"Ordinary" no longer exists

Here's Sue, early this morning, standing on top of her roof against a clear blue high-summer sky, harvesting figs for breakfast.

Yesterday, to celebrate my 69th birthday, we spent the day at home doing "ordinary" things. She gave me a card with a poem she wrote and a watercolor she painted; we had lunch at a neighborhood Mexican restaurant, took a stroll to the bookstore, dreaming about the trip we hope to make next year. We visited Sarah and drank glasses of ice water. Sarah had also made me a card, hers with Cavafy's poem, "Ithaka": "As you set out for Ithaka/ hope the voyage is a long one,/ full of adventure, full of discovery...."

Back at Sue's, a simple dinner of melon and cheese, and we settled in her back yard where one of us lay in the hammock while the other read aloud from Sherry Anderson's book, Ripening Time.

We talked about aging with grace and gratitude, about the adventure of it, the surprise of it, the danger. When we were young, we were wild, and we thought we knew adventure. But this time it really is life-and-death. Do we have a decade to go? Less? Will we make this one big trip? Will it be our last? We don't know. We've reached a time in life when it's a little foolish to plan ahead. It's all miraculous. Every day. That we should be here at all (so many our age are gone); that we should find each other and have the courage to fling ourselves into love; that we should have enough health and enough money to do a little something more with our lives. Miraculous. When it grew too dark to read outdoors, she stood one candle in a nest of tin foil, sang me the birthday song. I made a wish, blew out the candle. We had some ice cream.

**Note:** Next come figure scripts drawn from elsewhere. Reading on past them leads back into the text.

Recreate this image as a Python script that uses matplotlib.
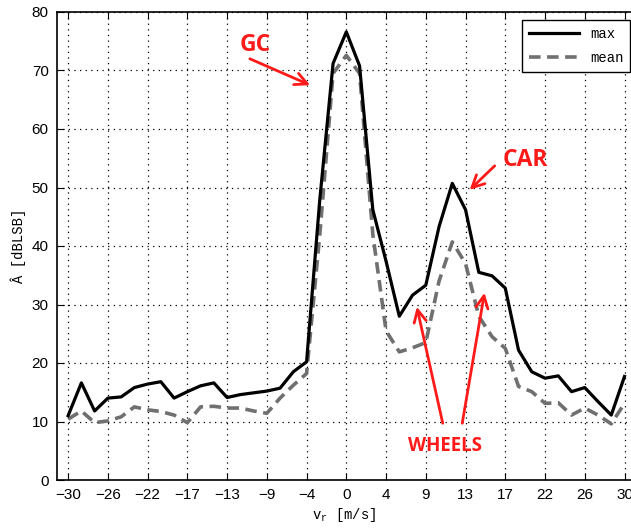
import numpy as np
import matplotlib
matplotlib.use('Agg')
import matplotlib.pyplot as plt

# radial velocity bins [m/s]
vr = np.linspace(-30, 30, 43)

# amplitude per bin [dBLSB]
a_max = [11.0, 16.6, 11.8, 14.0, 14.2, 15.8, 16.4, 16.8, 14.0, 15.1, 16.1,
         16.6, 14.1, 14.6, 14.9, 15.2, 15.7, 18.5, 20.2, 48.0, 71.2, 76.6,
         70.8, 46.2, 37.4, 28.0, 31.6, 33.3, 43.3, 50.7, 46.2, 35.5, 34.9,
         32.8, 22.2, 18.5, 17.4, 17.8, 15.1, 15.8, 13.4, 11.1, 17.7]
a_mean = [10.4, 11.8, 9.8, 10.1, 10.8, 12.5, 12.0, 11.7, 11.1, 9.8, 12.5,
          12.6, 12.3, 12.3, 11.8, 11.4, 14.0, 16.2, 18.2, 42.0, 69.5, 72.6,
          69.5, 42.0, 25.5, 21.9, 22.6, 23.5, 34.0, 40.7, 37.0, 28.0, 24.5,
          22.5, 16.0, 15.1, 13.1, 13.2, 11.1, 12.3, 11.1, 9.6, 13.1]

xtick_pos = np.linspace(-30, 30, 15)
xtick_lab = ['-30', '-26', '-22', '-17', '-13', '-9', '-4', '0', '4', '9',
             '13', '17', '22', '26', '30']
xtick_lab = [s.replace('-', '\u2212') for s in xtick_lab]

fig = plt.figure(figsize=(6.31, 5.30), dpi=100)
ax = fig.add_axes([57 / 631, 50 / 530, 1 - 57 / 631, 468 / 530])

ax.plot(vr, a_max, color='black', lw=2.3, label='max', zorder=3)
ax.plot(vr, a_mean, color='#707070', lw=2.6, dashes=(3.2, 1.8),
        label='mean', zorder=2)

ax.set_xlim(-31.2, 30.7)
ax.set_ylim(0, 80)
ax.set_xticks(xtick_pos)
ax.set_xticklabels(xtick_lab)
ax.set_yticks(np.arange(0, 81, 10))
ax.tick_params(direction='in', length=5, top=True, right=False,
               labelsize=11, pad=6)
for lab in ax.get_xticklabels() + ax.get_yticklabels():
    lab.set_fontfamily('Liberation Sans')
ax.grid(True, color='black', linestyle=(0, (1, 3.5)), lw=0.9)
ax.spines['right'].set_visible(False)
for s in ['left', 'bottom', 'top']:
    ax.spines[s].set_linewidth(1.2)

ax.set_xlabel(r'v$_\mathregular{r}$ [m/s]', fontfamily='Liberation Mono',
              fontsize=10, labelpad=3)
ax.set_ylabel('\u00c2 [dBLSB]', fontfamily='Liberation Mono', fontsize=10,
              labelpad=4)

leg = ax.legend(loc='upper right', bbox_to_anchor=(0.999, 0.983),
                borderaxespad=0,
                prop={'family': 'Liberation Mono', 'size': 10},
                fancybox=False, edgecolor='black', framealpha=1,
                handlelength=3.6, labelspacing=0.75, borderpad=0.5)
leg.get_frame().set_linewidth(1.0)

red = '#ff1a1a'
tprops = dict(color=red, fontsize=16.5, fontweight='bold',
              fontfamily='Open Sans', ha='center', va='center')
arrow = dict(arrowstyle='->', color=red, lw=2, mutation_scale=22,
             shrinkA=0, shrinkB=0)

ax.text(-9.8, 74.4, 'GC', **tprops)
ax.annotate('', xy=(-3.9, 67.5), xytext=(-10.4, 72.0), arrowprops=arrow)
ax.text(19.3, 54.7, 'CAR', **tprops)
ax.annotate('', xy=(13.3, 49.6), xytext=(16.0, 53.7), arrowprops=arrow)
ax.text(10.6, 5.8, 'WHEELS', **dict(tprops, fontsize=13.5))
ax.annotate('', xy=(7.6, 29.6), xytext=(10.4, 9.7), arrowprops=arrow)
ax.annotate('', xy=(14.9, 32.0), xytext=(12.5, 9.7), arrowprops=arrow)

fig.savefig('out.png', dpi=100)
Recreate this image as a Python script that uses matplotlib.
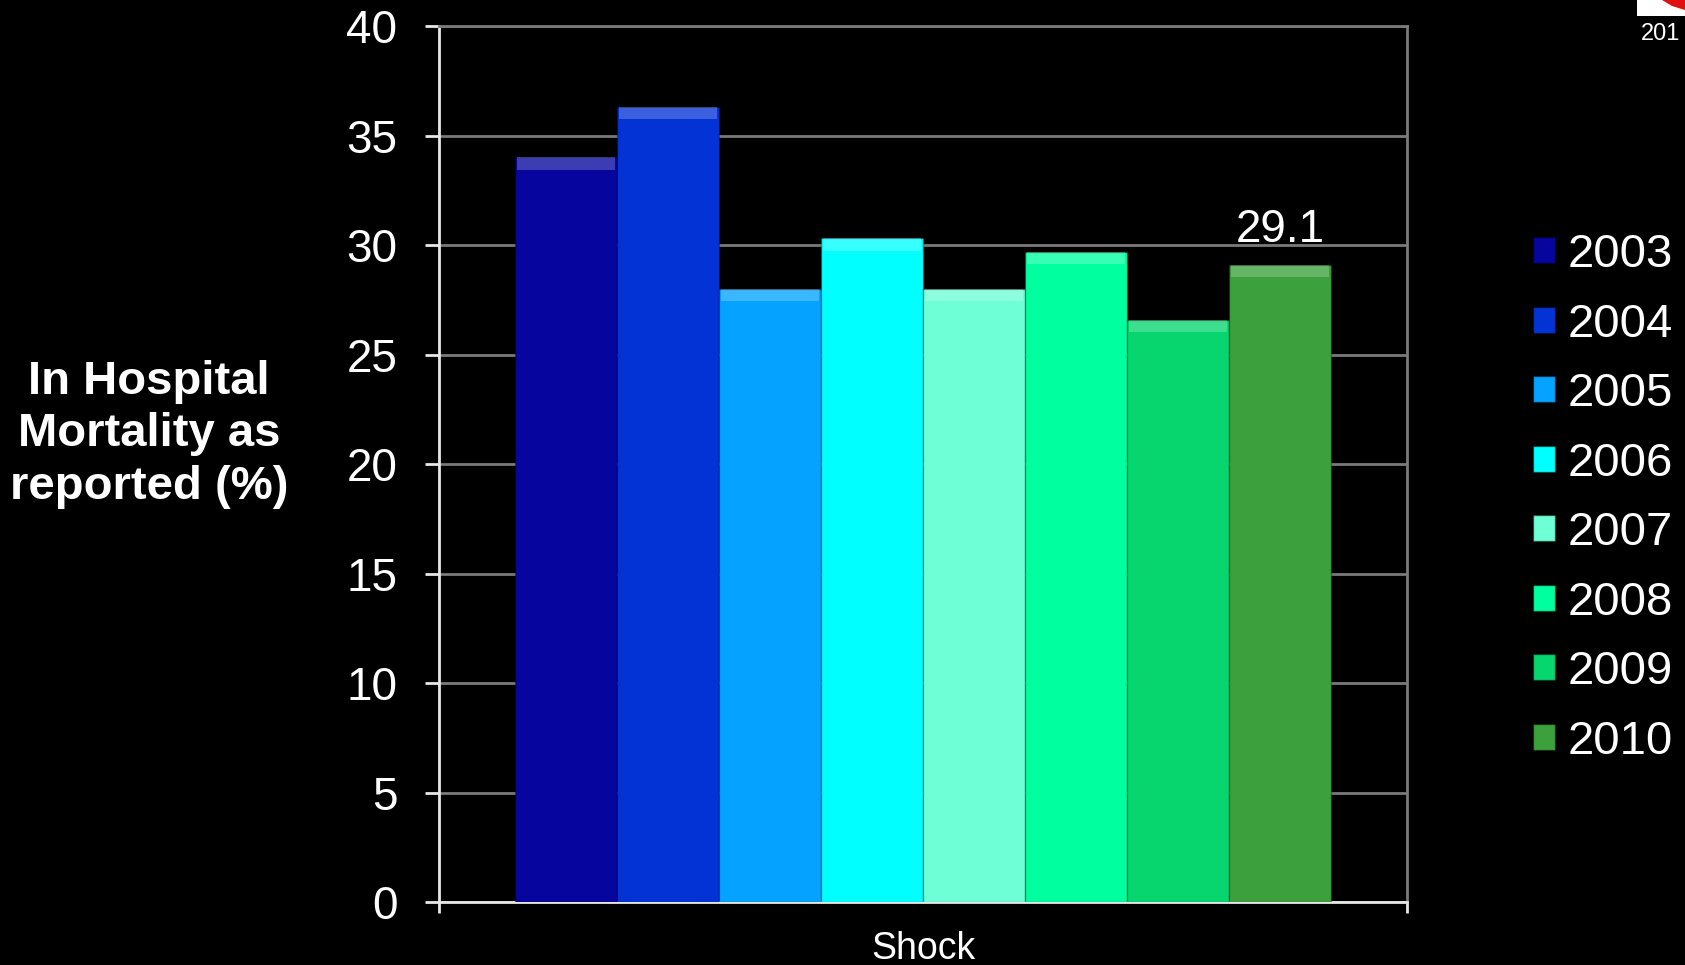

She asked me if it was OK, having just this "ordinary" day for a birthday celebration. Was it enough?

"Ordinary?" I asked, laughing, and she began to laugh with me. "Ordinary? This great happiness? This unimaginable joy? This great golden ring we've caught, that we never thought we'd ever catch? Kindness and passion and tenderness? Ordinary?"

"Ordinary" no longer exists. Every moment is a miracle.